About Krypt
Krypt exists for people who do not want their passwords, files, notes, recovery codes, and private media concentrated in someone else's cloud database.
It is built as a local-first, zero-knowledge vault: encryption and decryption happen on your device, optional sync carries encrypted data only, and recovery is designed around materials you control.
Why we built Krypt
Most security products ask users to trade privacy for convenience. Krypt is designed around a different default: private material should remain under the owner's control unless they intentionally choose otherwise.
Reduce cloud exposure
A password manager should not turn every user's vault into part of a high-value server target. Krypt keeps sensitive data local by default.

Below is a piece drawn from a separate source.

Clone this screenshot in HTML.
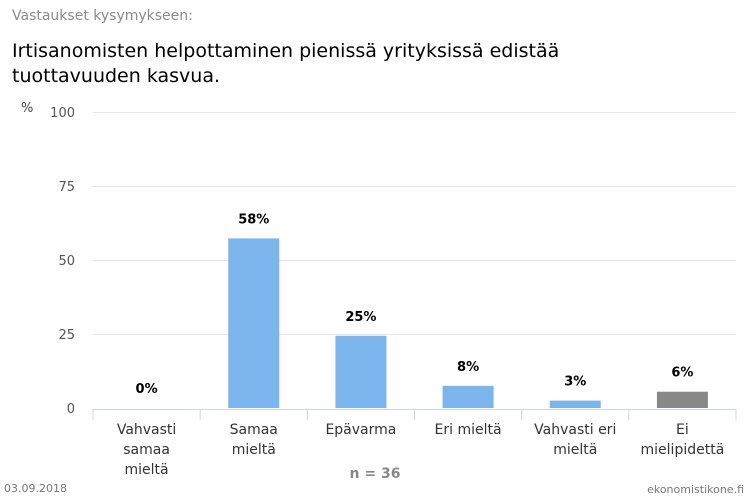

Protect more than passwords
Accounts include notes, recovery codes, IDs, files, photos, and backup instructions. Krypt treats that full context as vault data.
Plan for real pressure
Privacy can fail when someone is forced to unlock a device. Separate vaults and a decoy vault give users more control in those moments.
Principles that guide the product
The problem with centralized vaults
Cloud-first vaults can be convenient, but they also create concentrated breach targets and push recovery into systems the user does not fully control.
Krypt's approach
Krypt starts local, encrypts before sync, keeps vault spaces isolated, and gives users a physical Recovery Kit path for device loss scenarios.